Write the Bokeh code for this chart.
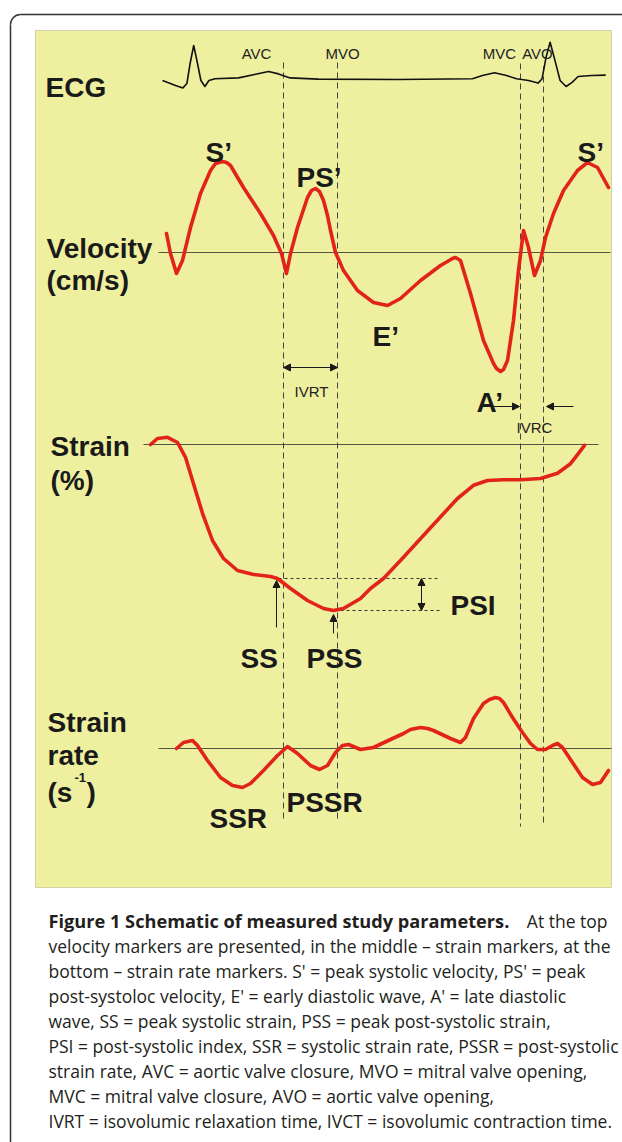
from bokeh.plotting import figure
from bokeh.models import Range1d, Arrow, NormalHead
from bokeh.core.properties import value
from bokeh.embed import file_html
from bokeh.resources import INLINE

# ---------------- data (read from the schematic) ----------------
# time in ms, one cardiac cycle
ecg_t = [-20, 12.5, 31, 41, 49, 58, 66, 76, 86, 96, 111, 170, 210, 245, 270, 299, 369, 568,
         755, 780, 810, 840, 865, 895, 919, 929, 939, 949, 959, 974, 989, 1004, 1019, 1053, 1088]
ecg_mv = [-0.025, -0.15, -0.21, -0.1, 0.4, 0.85, 0.475, -0.025, -0.175, -0.025, 0.02, 0.04, 0.125,
          0.2, 0.14, 0.04, 0.01, 0.0, 0.02, 0.1, 0.17, 0.1, 0.02, -0.025, -0.09, 0.02, 0.56, 0.93,
          0.56, -0.025, -0.175, -0.07, 0.075, 0.1, 0.11]

vel_t = [-10, 0, 15, 30, 50, 75, 100, 112.5, 130, 140, 150, 182.5, 225, 257.5, 277.5, 290, 300,
         317.5, 342.5, 352.5, 362.5, 372.5, 382.5, 392.5, 400, 412.5, 432.5, 467.5, 507.5, 542.5,
         575, 625, 675, 692.5, 705, 712.5, 725, 750, 782.5, 807.5, 815, 825, 832.5, 842.5, 857.5,
         870, 882.5, 895, 910, 925, 937.5, 957.5, 982.5, 1017.5, 1042.5, 1067.5, 1095]
vel_cms = [1.9, -0.1, -2.1, -0.8, 2.5, 5.9, 8.2, 8.9, 9.1, 9.0, 8.7, 6.5, 3.9, 1.7, -0.1, -2.1, -0.1,
           2.5, 5.5, 6.2, 6.4, 6.1, 5.2, 3.7, 2.2, 0.0, -1.8, -3.8, -5.0, -5.3,
           -4.6, -2.8, -1.3, -0.9, -0.6, -0.5, -0.8, -4.1, -8.8, -11.1, -11.6, -11.9, -11.7, -10.8,
           -6.8, -1.8, 2.2, 0.5, -2.3, -0.8, 1.5, 3.9, 6.2, 8.2, 9.0, 8.5, 6.5]

strain_t = [-50, -32.5, -7.5, 17.5, 37.5, 57.5, 80, 105, 132.5, 167.5, 207.5, 250, 267.5, 300,
            342.5, 382.5, 407.5, 432.5, 475, 500, 532.5, 582.5, 650, 717.5, 757.5, 792.5, 832.5,
            875, 925, 967.5, 1000, 1020, 1035]
strain_pct = [0, 0.75, 0.9, 0.25, -1.6, -4.9, -8.6, -12.0, -14.25, -15.75, -16.25, -16.5, -16.75,
              -18.0, -19.5, -20.5, -20.75, -20.5, -19.25, -18.0, -16.75, -14.1, -10.4, -6.75, -5.1,
              -4.5, -4.4, -4.4, -4.25, -3.6, -2.4, -1.1, -0.1]

sr_t = [15, 32.5, 55, 67.5, 92.5, 125, 155, 180, 200, 232.5, 267.5, 292.5, 317.5, 350, 372.5,
        392.5, 412.5, 430, 445, 475, 507.5, 550, 582.5, 600, 625, 642.5, 657.5, 700, 725, 737.5,
        757.5, 782.5, 797.5, 812.5, 822.5, 832.5, 855, 880, 900, 917.5, 937.5, 955, 967.5, 980,
        1005, 1030, 1055, 1075, 1095]
sr_s = [0.0, 0.15, 0.2, 0.075, -0.3, -0.725, -0.925, -0.975, -0.875, -0.55, -0.175, 0.05, -0.125,
        -0.425, -0.525, -0.425, -0.1, 0.075, 0.1, -0.025, 0.025, 0.225, 0.375, 0.475, 0.525, 0.5,
        0.45, 0.25, 0.15, 0.275, 0.75, 1.125, 1.225, 1.275, 1.25, 1.15, 0.775, 0.4, 0.125, -0.025,
        -0.025, 0.075, 0.125, 0.025, -0.35, -0.725, -0.9, -0.85, -0.55]

event_names = ["AVC", "MVO", "MVC", "AVO"]
event_t = [282.5, 417.5, 875, 932.5]

ss_t, ss_val = 270, -16.75     # peak systolic strain
pss_t, pss_val = 410, -20.75   # peak post-systolic strain
psi_ref_t = 675                # right end of PSI guide lines

caption_bold = "Figure 1 Schematic of measured study parameters."
caption_lines = [
    "At the top",
    "velocity markers are presented, in the middle \u2013 strain markers, at the",
    "bottom \u2013 strain rate markers. S' = peak systolic velocity, PS' = peak",
    "post-systoloc velocity, E' = early diastolic wave, A' = late diastolic",
    "wave, SS = peak systolic strain, PSS = peak post-systolic strain,",
    "PSI = post-systolic index, SSR = systolic strain rate, PSSR = post-systolic",
    "strain rate, AVC = aortic valve closure, MVO = mitral valve opening,",
    "MVC = mitral valve closure, AVO = aortic valve opening,",
    "IVRT = isovolumic relaxation time, IVCT = isovolumic contraction time.",
]

# ---------------- styles ----------------
YELLOW = "#eef0a0"
RED = "#e2231a"
INK = "#1a1a1a"
BOLD_FONT = value("Liberation Sans")

p = figure(width=622, height=1142, x_range=Range1d(-425, 1130), y_range=Range1d(1142, 0),
           output_backend="svg", toolbar_location=None, x_axis_location=None,
           y_axis_location=None, min_border=0)
p.extra_x_ranges = {"px": Range1d(0, 622)}
p.extra_y_ranges = {
    "vel": Range1d(-89.0, 25.2),
    "strain": Range1d(-87.25, 55.5),
    "sr": Range1d(-9.85, 18.7),
    "ecg": Range1d(-26.575, 1.975),
}
p.xgrid.visible = False
p.ygrid.visible = False
p.outline_line_color = None
p.background_fill_color = "white"
p.border_fill_color = "white"

# outer rounded frame
p.segment(x0=[20], y0=[14], x1=[622], y1=[14], x_range_name="px", line_color="#333333", line_width=1.5)
p.segment(x0=[10], y0=[24], x1=[10], y1=[1142], x_range_name="px", line_color="#333333", line_width=1.5)
p.bezier(x0=[10], y0=[24], x1=[20], y1=[14], cx0=[10], cy0=[18.5], cx1=[14.5], cy1=[14],
         x_range_name="px", line_color="#333333", line_width=1.5)

# yellow panel
p.quad(left=[35], right=[611], top=[30], bottom=[887], x_range_name="px",
       fill_color=YELLOW, line_color="#d2d2a8", line_width=1)

# zero lines
p.segment(x0=[158], y0=[0], x1=[610], y1=[0], x_range_name="px", y_range_name="vel",
          line_color="#555544", line_width=1.2)
p.segment(x0=[143], y0=[0], x1=[598], y1=[0], x_range_name="px", y_range_name="strain",
          line_color="#555544", line_width=1.2)
p.segment(x0=[158], y0=[0], x1=[611], y1=[0], x_range_name="px", y_range_name="sr",
          line_color="#555544", line_width=1.2)

# event lines
p.segment(x0=event_t, y0=[62, 62, 63, 66], x1=event_t, y1=[822, 822, 826, 826],
          line_color="#444444", line_width=1, line_dash="6 4")

# PSI guide lines
p.segment(x0=[ss_t, pss_t], y0=[ss_val, pss_val], x1=[psi_ref_t, psi_ref_t], y1=[ss_val, pss_val],
          y_range_name="strain", line_color="#333333", line_width=1, line_dash="3 3")

# signals
p.line(ecg_t, ecg_mv, y_range_name="ecg", line_color="#111111", line_width=1.6, line_join="round")
p.line(vel_t, vel_cms, y_range_name="vel", line_color=RED, line_width=3.6, line_join="round", line_cap="round")
p.line(strain_t, strain_pct, y_range_name="strain", line_color=RED, line_width=3.6, line_join="round", line_cap="round")
p.line(sr_t, sr_s, y_range_name="sr", line_color=RED, line_width=3.6, line_join="round", line_cap="round")


def txt(xs, ys, texts, size, bold=True, font=BOLD_FONT, align="left", color=INK):
    p.text(x=xs, y=ys, text=texts, x_range_name="px", text_font=font,
           text_font_size=f"{size}px", text_font_style="bold" if bold else "normal",
           text_align=align, text_baseline="alphabetic", text_color=color)


def arrow(x0, y0, x1, y1, both=False, xr="px", yr="default"):
    def head():
        return NormalHead(size=7, fill_color=INK, line_color=INK, line_width=1)
    p.add_layout(Arrow(end=head(), start=head() if both else None,
                       x_start=x0, y_start=y0, x_end=x1, y_end=y1,
                       line_color=INK, line_width=1, x_range_name=xr, y_range_name=yr))


# panel titles
txt([45], [87], ["ECG"], 28)
txt([46, 46], [248, 280], ["Velocity", "(cm/s)"], 28)
txt([50, 50], [446, 480], ["Strain", "(%)"], 28)
txt([47, 47, 47], [722, 755, 792], ["Strain", "rate", "(s"], 28)
txt([74], [777], ["-1"], 13)
txt([86], [792], [")"], 28)

# markers
txt([205, 577, 296, 372, 476], [152, 152, 177, 336, 402], ["S\u2019", "S\u2019", "PS\u2019", "E\u2019", "A\u2019"], 28)
txt([240, 306, 450], [658, 658, 605], ["SS", "PSS", "PSI"], 28)
txt([209, 286], [818, 802], ["SSR", "PSSR"], 28)

# event labels
txt([256, 342, 499, 537], [53, 53, 53, 53], event_names, 15, bold=False, align="center", color="#222222")
txt([311, 534], [391, 427], ["IVRT", "IVRC"], 15, bold=False, align="center", color="#222222")

# arrows
arrow(event_t[0], 367, event_t[1], 367, both=True, xr="default")
arrow(492, 406, 519, 406)
arrow(573, 406, 546, 406)
arrow(276, 627, 276, 580)
arrow(333, 633, 333, 614)
arrow(627.5, ss_val, 627.5, pss_val, both=True, xr="default", yr="strain")

# caption
CAP = value("Open Sans")
txt([48], [920], [caption_bold], 18.2, bold=True, font=CAP, color="#231f20")
txt([607], [920], [caption_lines[0]], 17.5, bold=False, font=CAP, align="right", color="#231f20")
txt([48] * 8, [920 + 25.1 * k for k in range(1, 9)], caption_lines[1:], 17.5, bold=False,
    font=CAP, color="#231f20")

open("out.html", "w").write(file_html(p, INLINE))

GIVEN TASK:
Transcribe the opening line of the listing above, please, and every line after it through the line with "0.56, -0.025, -0.175, -0.07, 0.075, 0.1, 0.11]", word for word, without pictures.

RESPONSE TO THIS EXERCISE:
Write the Bokeh code for this chart.
from bokeh.plotting import figure
from bokeh.models import Range1d, Arrow, NormalHead
from bokeh.core.properties import value
from bokeh.embed import file_html
from bokeh.resources import INLINE

# ---------------- data (read from the schematic) ----------------
# time in ms, one cardiac cycle
ecg_t = [-20, 12.5, 31, 41, 49, 58, 66, 76, 86, 96, 111, 170, 210, 245, 270, 299, 369, 568,
         755, 780, 810, 840, 865, 895, 919, 929, 939, 949, 959, 974, 989, 1004, 1019, 1053, 1088]
ecg_mv = [-0.025, -0.15, -0.21, -0.1, 0.4, 0.85, 0.475, -0.025, -0.175, -0.025, 0.02, 0.04, 0.125,
          0.2, 0.14, 0.04, 0.01, 0.0, 0.02, 0.1, 0.17, 0.1, 0.02, -0.025, -0.09, 0.02, 0.56, 0.93,
          0.56, -0.025, -0.175, -0.07, 0.075, 0.1, 0.11]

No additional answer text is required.